Google Threat Intelligence Group (GTIG) says it has identified what it believes is the first known case of cybercriminals using artificial intelligence to help develop a zero-day exploit intended for mass exploitation.
According to Google, the exploit targeted a popular open-source web-based system administration platform and allowed attackers to bypass two-factor authentication (2FA) under certain conditions. The company says it worked with the affected vendor to responsibly disclose the flaw before it could be widely abused.
GTIG did not name the platform or the cybercriminals involved, but said the exploit was implemented as a Python script designed to bypass 2FA after valid credentials had already been obtained.
Researchers say they have “high confidence” that an AI model assisted in both discovering and weaponizing the vulnerability, even though Gemini itself was not believed to have been used.
Google based that assessment on multiple indicators within the exploit code, including extensive educational-style docstrings, unusually structured “textbook” Python formatting, detailed help menus, and even a hallucinated CVSS severity score embedded in the script.
Unlike traditional bugs discovered through fuzzing or static analysis, this issue stemmed from a semantic flaw in the application's authentication flow, caused by a hardcoded trust assumption. Google says large language models are increasingly capable of reasoning about developer intent and spotting security logic contradictions that automated scanners often miss.

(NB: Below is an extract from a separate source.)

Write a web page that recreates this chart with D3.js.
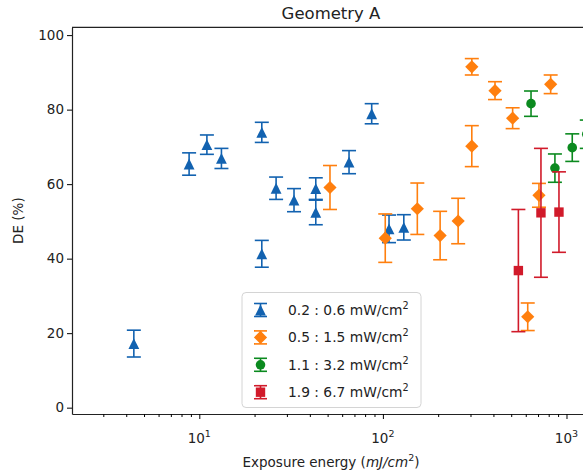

The report also highlights growing interest from state-backed hackers in AI-assisted vulnerability research. Google observed China- and North Korea-linked threat actors using AI models for reverse engineering, exploit validation, and vulnerability analysis, including large-scale automated CVE research and testing inside controlled lab environments.
Beyond exploit development, GTIG says threat actors are increasingly using AI to automate malware development, reconnaissance, and attack operations. The report also documents attempts to industrialize the abuse of commercial AI platforms through automated account-creation systems, proxy relays, and account-pooling services designed to evade provider restrictions.
Google says it continues to use AI internally for defensive purposes, including vulnerability discovery and automated remediation efforts to identify and fix software flaws before attackers can exploit them.